Friday, March 5, 2010

Tom Hanks Talks about THE PACIFIC



"We've elected a wise calm man who wants to get things done"....actor Tom Hanks on President Barack Obama.

"You are America's history teacher".....Mike Barnicle on Tom Hanks.

Actor, director, producer, activist, and historian; Tom Hanks is a man who wears a lot of hats. On the Friday (March 5th) edition of MSNBC's MORNING JOE Hanks joined hosts Joe Scarborough and Mika Brzezinski, along with guest panelists Tom Brokaw and Mike Barnicle, on a discussion about his latest project; The Pacific, premiering March 14th on HBO.

As with Band of Brothers and John Adams, Hanks serves as a co-executive producer (along with Steven Spielberg and Gary Goetzman)on this ten part mini-series about the United States in the Pacific theater of World War II. Hanks, on the cover of the latest TIME magazine, has become "America's History Teacher" with his entertaining and in depth looks at subjects and people who often get minimal coverage in the textbooks found in America's schools.

The discussion moved on to today's political world, the lack of anything getting done in Congress....and the pride of some Congressional members in that fact...and of the first year of the presidency of Barack Obama.

Interesting stuff which was wisely extended over two segments.

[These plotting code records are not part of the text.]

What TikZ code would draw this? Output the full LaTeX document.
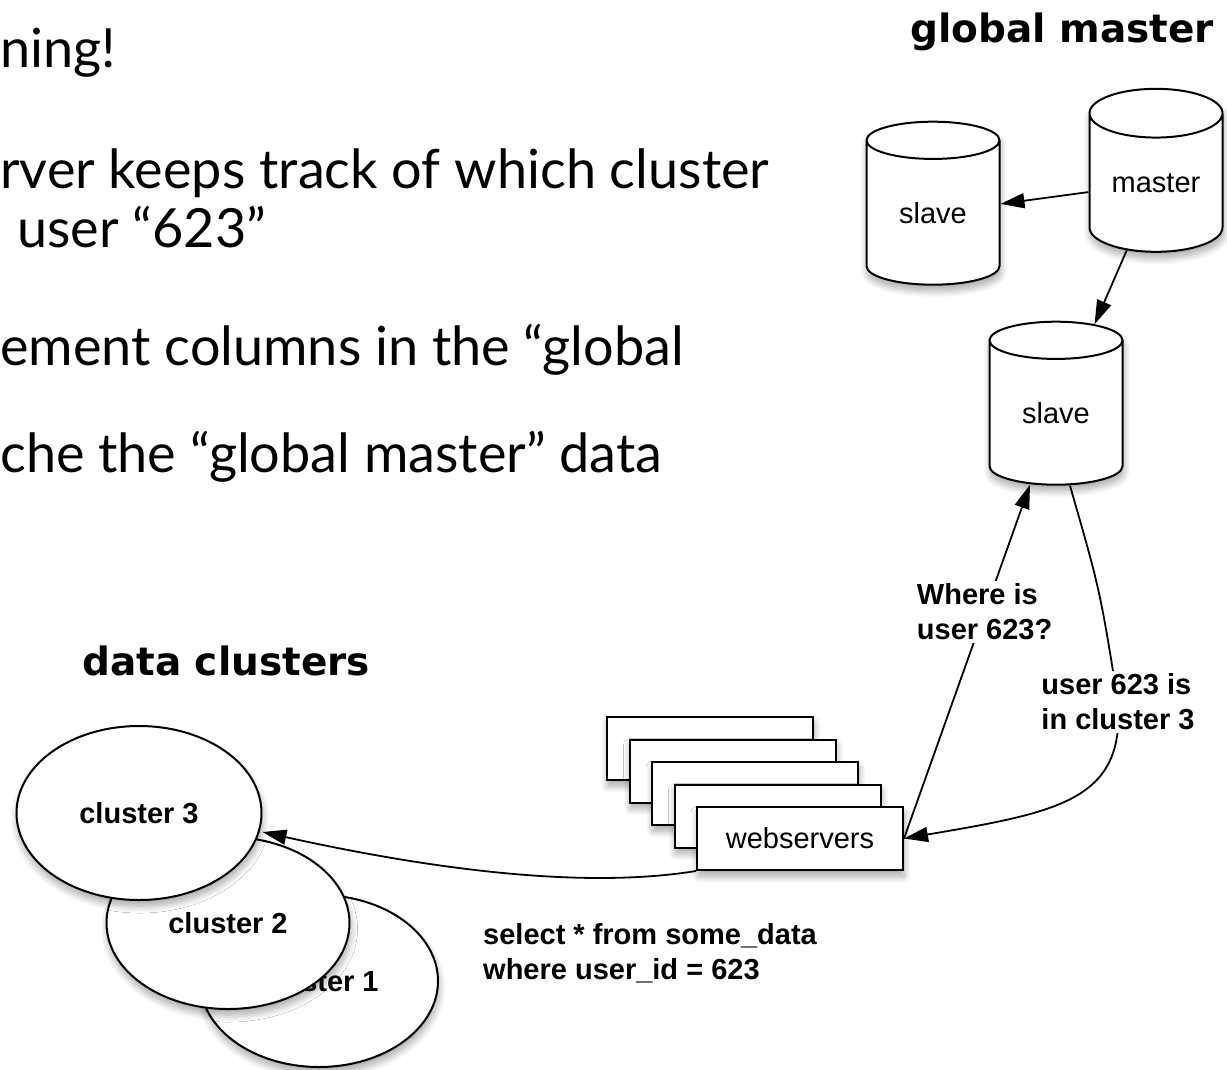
\documentclass[tikz,border=0pt]{standalone}
\usepackage{fontspec}
\setmainfont{Lato}
\newfontfamily\diafont{Liberation Sans}
\newfontfamily\headfont{DejaVu Sans}
\usetikzlibrary{shapes.geometric}
\usetikzlibrary{arrows.meta}
\usetikzlibrary{positioning}
\usetikzlibrary{shadows.blur}

\tikzset{
  shade/.style={blur shadow={shadow xshift=1pt,shadow yshift=-6pt,shadow blur radius=7pt,
    shadow blur steps=12,shadow opacity=35}},
  db/.style={cylinder,shape border rotate=90,aspect=0.55,draw,fill=white,line width=2pt,
    minimum width=133pt,minimum height=163pt,inner sep=0pt,shade,
    font=\diafont\fontsize{29}{35}\selectfont},
  srv/.style={rectangle,draw,fill=white,line width=2pt,minimum width=206pt,minimum height=63pt,
    inner sep=0pt,shade,font=\diafont\fontsize{29}{35}\selectfont},
  clus/.style={ellipse,draw,fill=white,line width=2pt,inner sep=0pt,shade,
    font=\diafont\bfseries\fontsize{29}{35}\selectfont},
  lbl/.style={fill=white,inner sep=3pt,align=left,font=\diafont\bfseries\fontsize{29}{35}\selectfont},
  conn/.style={-{Triangle[length=24pt,width=15pt]},line width=1.8pt},
  slide/.style={anchor=base west,inner sep=0pt,font=\fontsize{54}{60}\selectfont},
  head/.style={anchor=base west,inner sep=0pt,font=\headfont\bfseries\fontsize{39}{45}\selectfont}
}

\begin{document}
\begin{tikzpicture}[x=1pt,y=-1pt]
  \useasboundingbox (0,0) rectangle (1227,1069);

  % slide text, cut at the left edge
  \node[slide] (t1) at (0,67) {ning!};
  \node[slide] (t2) at (0,188) {rver keeps track of which cluster};
  \node[slide] (t3) at (17,247) {user “623”};
  \node[slide] (t4) at (0,365) {ement columns in the “global};
  \node[slide] (t5) at (0,472) {che the “global master” data};

  \node[head] (gmhead) at (910,42) {global master};
  \node[head] (dchead) at (82,675) {data clusters};

  % global master databases
  \node[db] (master) at (1156,183) {master};
  \node[db] (slave1) at (933,213) {slave};
  \node[db] (slave2) at (1056,413) {slave};

  % webservers
  \foreach \i in {1,...,4}
    \node[srv] (ws\i) at ({687.5+22.5*\i},{726+22.5*\i}) {};
  \node[srv] (web) at (800,838.5) {webservers};

  % data clusters
  \node[clus,minimum width=238pt,minimum height=172pt] (c1) at (319,981) {cluster 1};
  \node[clus,minimum width=243pt,minimum height=172pt] (c2) at (228,923) {cluster 2};
  \node[clus,minimum width=245pt,minimum height=174pt] (c3) at (139,813) {cluster 3};

  \draw[conn] (master) -- (slave1);
  \draw[conn] (master) -- (slave2);
  \draw[conn] (web.east) -- node[lbl,pos=0.64]{Where is\\user 623?} ([xshift=-26pt,yshift=1pt]slave2.south);
  \draw[conn] ([xshift=14pt]slave2.south) .. controls (1100,590) .. (1118,702)
    node[lbl]{user 623 is\\in cluster 3}
    .. controls (1125,800) and (1060,812) .. (web.east);
  \draw[conn] (web.south west) .. controls (610,885) and (480,880) .. ([yshift=-19pt]c3.east);

  \node[lbl,anchor=base west,fill=none,inner sep=0pt] (query) at (483,979) {select * from some\_data\\where user\_id = 623};
\end{tikzpicture}
\end{document}
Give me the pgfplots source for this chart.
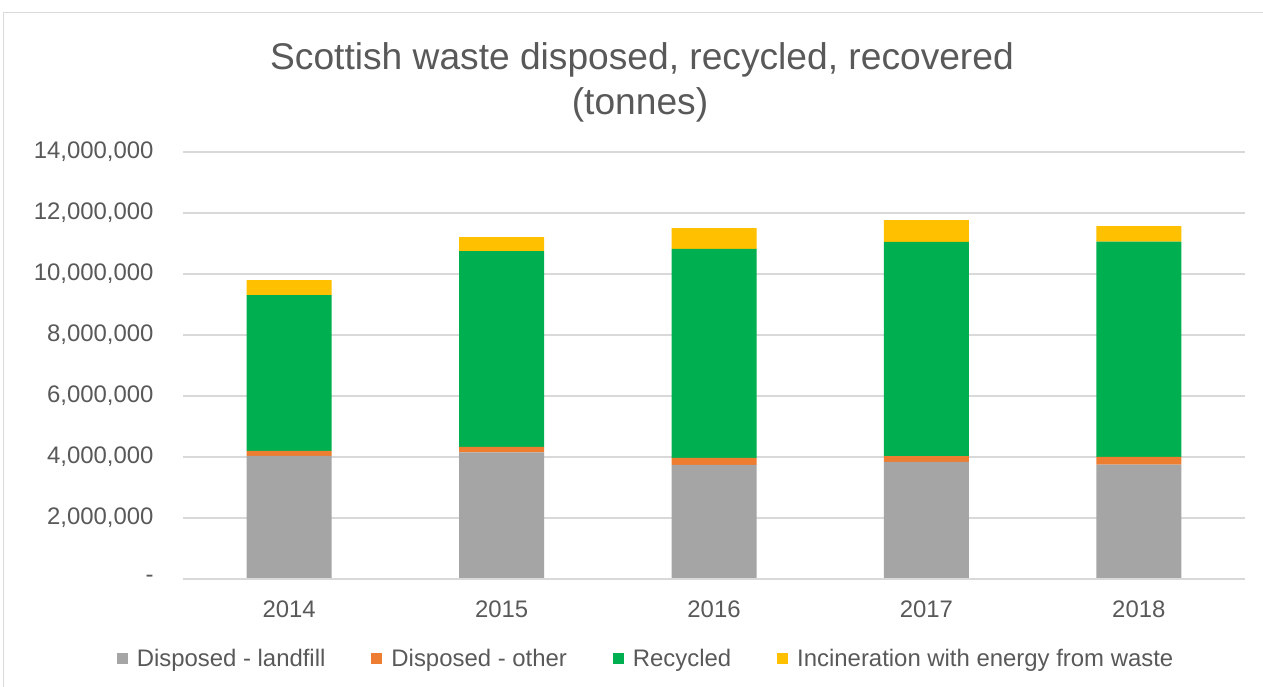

I often thought that the fighting men in the Pacific during World War II unfortunately took a back seat in our collective memory to those who fought against Hitler's Germany. As brought out in the discussion on MORNING JOE at least in Europe there was (to some degree) regard for military rules of engagement.....in the Pacific, there was none. In the Pacific race was a core of the fight, on both the Japanese and Allied sides, and often there was no surrender, only the slaughter of all who lost.

And as dramatic, traumatic, and heroic as the Normandy Invasion was for the Allies on June 6, 1944 I can't help but think of America's soldiers and Marines who had to engage in amphibious landings again and again and again while spending nearly four years of "island hopping" as they fought their way to the Japanese homeland.

They were some special, incredible, and brave Americans.....patriots who went home after it was over and back to their lives.

Everyone one of us alive today is in their debt.

And while The History Channel continues to morph evermore to a shlockey history-reality show hybrid, Hanks and HBO continue to come up with compelling historical dramas....and I salute them for doing so.

I'm looking forward very much to the premiere of The Pacific.